= William George (priest) =

English clergyman (died 1756)

William George (died 1756) was an English churchman and academic, Provost of King's College, Cambridge from 1743 and Dean of Lincoln from 1748.

==Life==
Born in London, he was educated at Eton College and admitted to King's College, Cambridge, in 1715. He proceeded to his degree of B.A. 1719, M.A. 1723, and D.D. 1728. Leaving university, he became assistant-master, and eventually principal, of Eton, a position he held for around 15 years. George, a fine scholar, had little of the necessary touch with the boys, who in 1729 rioted spectacularly in a pupil rebellion, unique in Eton's history.

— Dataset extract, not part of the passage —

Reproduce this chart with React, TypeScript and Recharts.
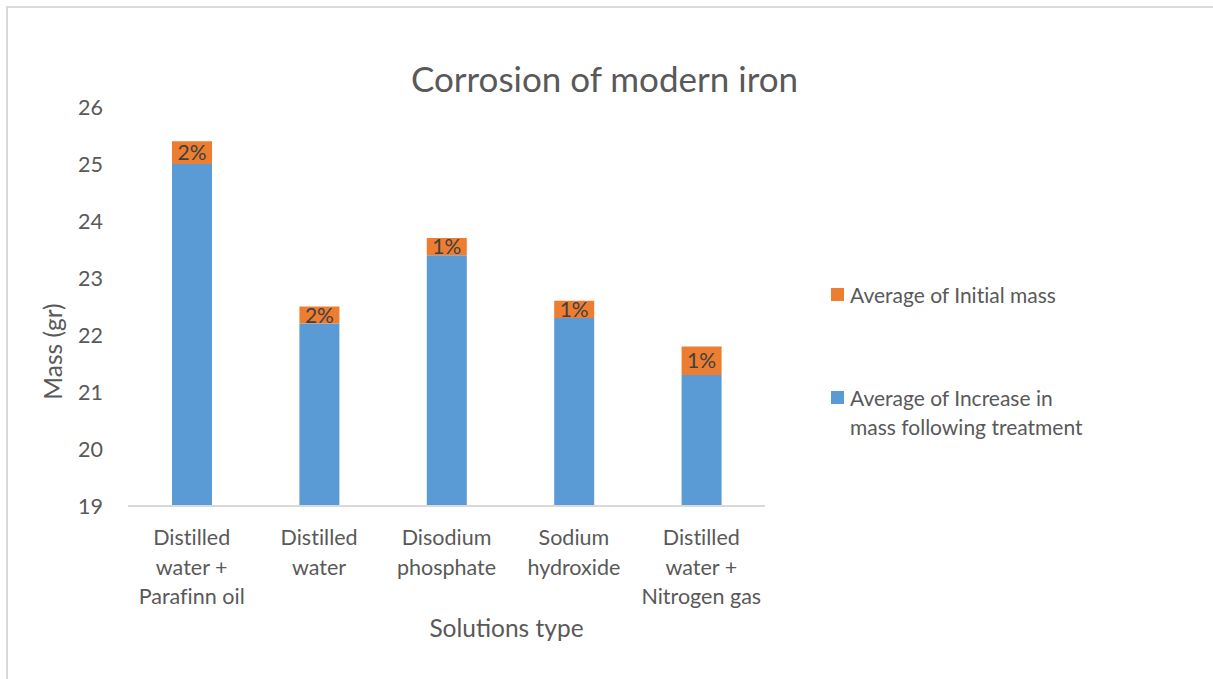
import { Bar, BarChart, LabelList, Legend, XAxis, YAxis } from "recharts";

const categories = [
  "Distilled\nwater +\nParafinn oil",
  "Distilled\nwater",
  "Disodium\nphosphate",
  "Sodium\nhydroxide",
  "Distilled\nwater +\nNitrogen gas",
];
const increaseMass = [25.0, 22.2, 23.4, 22.3, 21.3];
const initialMass = [0.4, 0.3, 0.3, 0.3, 0.5];
const percentLabels = ["2%", "2%", "1%", "1%", "1%"];
const yTicks = [19, 20, 21, 22, 23, 24, 25, 26];

const data = categories.map((name, i) => ({
  name,
  increase: increaseMass[i],
  initial: initialMass[i],
  pct: percentLabels[i],
}));

const FONT = "Lato, 'Open Sans', sans-serif";
const GRAY = "#595959";
const noLig = { fontVariantLigatures: "none" as const };

const CategoryTick = (props: any) => {
  const { x, y, payload } = props;
  const lines = String(payload.value).split("\n");
  return (
    <text x={x} y={y} textAnchor="middle" fill={GRAY} fontSize={21.5} fontFamily={FONT} style={noLig}>
      {lines.map((line, i) => (
        <tspan key={i} x={x} y={y + 37 + i * 29.5}>
          {line}
        </tspan>
      ))}
    </text>
  );
};

const LegendBox = (props: any) => {
  const items = [...(props.payload || [])].reverse();
  return (
    <div style={{ fontFamily: FONT, fontSize: 21, color: GRAY, ...noLig }}>
      {items.map((item: any, i: number) => (
        <div key={i} style={{ display: "flex", alignItems: "flex-start", marginBottom: i === 0 ? 74 : 0 }}>
          <div style={{ width: 13, height: 13, background: item.color, marginTop: 8, marginRight: 6, flexShrink: 0 }} />
          <div style={{ width: 250, lineHeight: "29px" }}>{item.value}</div>
        </div>
      ))}
    </div>
  );
};

const App = () => {
  return (
    <div style={{ position: "absolute", left: 0, top: 0, width: 1213, height: 679, background: "#fff" }}>
      <div
        style={{
          position: "absolute",
          left: 6,
          top: 6,
          width: 1213,
          height: 679,
          borderLeft: "2px solid #d9d9d9",
          borderTop: "2px solid #d9d9d9",
        }}
      />
      <div
        style={{
          position: "absolute",
          left: 0,
          width: 1213,
          top: 57,
          textAlign: "center",
          fontFamily: FONT,
          fontSize: 35,
          color: GRAY,
        }}
      >
        <span style={{ position: "relative", left: -2 }}>Corrosion of modern iron</span>
      </div>
      <div style={{ position: "absolute", left: 0, top: 0 }}>
        <BarChart
          width={1213}
          height={679}
          data={data}
          margin={{ top: 107, right: 448, bottom: 0, left: 0 }}
          barSize={40}
        >
          <XAxis
            dataKey="name"
            interval={0}
            height={173}
            tickLine={false}
            tickSize={0}
            axisLine={{ stroke: "#d9d9d9", strokeWidth: 2 }}
            tick={<CategoryTick />}
            label={{
              content: (p: any) => {
                const vb = p.viewBox;
                return (
                  <text x={vb.x + vb.width / 2 + 60} y={vb.y + 131} textAnchor="middle" fill={GRAY} fontSize={24.5} fontFamily={FONT}>
                    Solutions type
                  </text>
                );
              },
            }}
          />
          <YAxis
            width={128}
            domain={[19, 26]}
            ticks={yTicks}
            allowDataOverflow
            axisLine={false}
            tickLine={false}
            tickSize={0}
            tickMargin={25}
            tick={{ fill: GRAY, fontSize: 21.5, fontFamily: FONT }}
            label={{
              content: (p: any) => {
                const vb = p.viewBox;
                const cx = vb.x + 52;
                const cy = vb.y + vb.height / 2 + 45;
                return (
                  <text x={cx} y={cy} transform={`rotate(-90 ${cx} ${cy})`} textAnchor="middle" dominantBaseline="central" fill={GRAY} fontSize={24.5} fontFamily={FONT}>
                    Mass (gr)
                  </text>
                );
              },
            }}
          />
          <Legend
            layout="vertical"
            align="center"
            verticalAlign="middle"
            content={<LegendBox />}
            wrapperStyle={{ left: 831, top: 280, width: 300, height: "auto" }}
          />
          <Bar dataKey="increase" name="Average of Increase in mass following treatment" stackId="a" fill="#5b9bd5" isAnimationActive={false} />
          <Bar dataKey="initial" name="Average of Initial mass" stackId="a" fill="#ed7d31" isAnimationActive={false}>
            <LabelList dataKey="pct" position="center" fill="#404040" fontSize={21} fontFamily={FONT} />
          </Bar>
        </BarChart>
      </div>
    </div>
  );
};

export default App;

In 1731 George was a canon of Windsor and chaplain in ordinary to George II. His further advancement was a result of the backing of Sir Robert Walpole, the Prime Minister. George left his scholastic career in 1743, when he was appointed to the vacant provostship of King's College, Cambridge: his race was a genuine contest with John Chapman, also a candidate, but George succeeded by 28 votes to 10. The same year he was also elected vice-chancellor of Cambridge.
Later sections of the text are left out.